Student-Directed Teaching

Today I got to see one of the greatest aspects of using the Flipped Classroom model in my Algebra 1 class. Today's "official" lesson was pretty easy, so the focus of today was on reviewing, catching up, and taking the concept quizzes that go along with each of the lessons in order to prepare for the Chapter 9 test.  Every day a different version of the quiz is available, so students are all at different quizzes.  Some students just started with Quiz 1 today, while others were already at Quiz 8, or somewhere in between.  Some students were on their fourth try of Quiz 4 (trying to get a perfect score of "8"), whereas others were attempting every quiz for the first time.

I try my best to grade the quizzes automatically after the students take them, and encourage them to take one quiz at a time (each quiz is 1-4 questions long, depending on content).
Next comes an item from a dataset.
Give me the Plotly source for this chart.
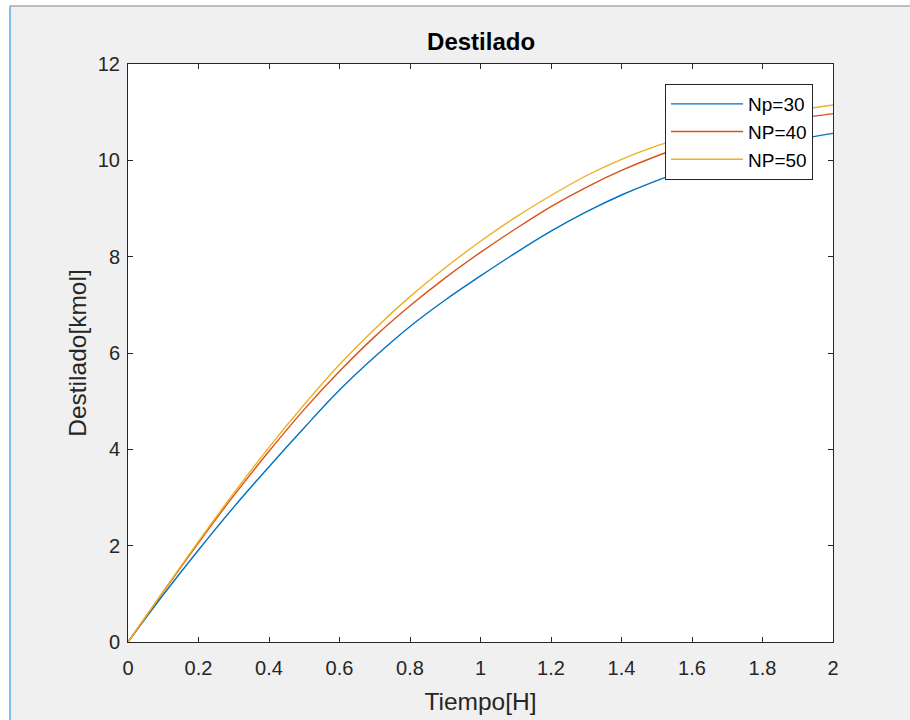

Two things happened today that I loved:

1. As I was grading, if a student didn't do very well, I just shouted out "Who's a ______ expert?" (example - "Who's a discriminant expert?" "Who knows when a graph is skinny, fat, or normal?"etc).  Several students would excitedly shout out and say "I am!" and then I would send that student to them and move on.  Sometimes, it would end up being a group of 3-4 students figuring out what their mistakes were with a student who knew what was going on, and then they could always check back in with me.  Students can't retake the same quiz twice in one day, so hopefully tomorrow they will be able to do it correctly.

2. Also as I was grading, I graded about 5 students in a row who all missed "Identifying zeroes on a graph". At that point, I was able to stop the class, call everyone's attention up front, and go over 4-5 examples of how to do it correctly. Took about 2 minutes, and then the students got back to work.

In my flipped class, I am able to go over what my students need... individually, in small groups, or (if necessary) as a whole class.  My teaching is focused on their needs, not mine.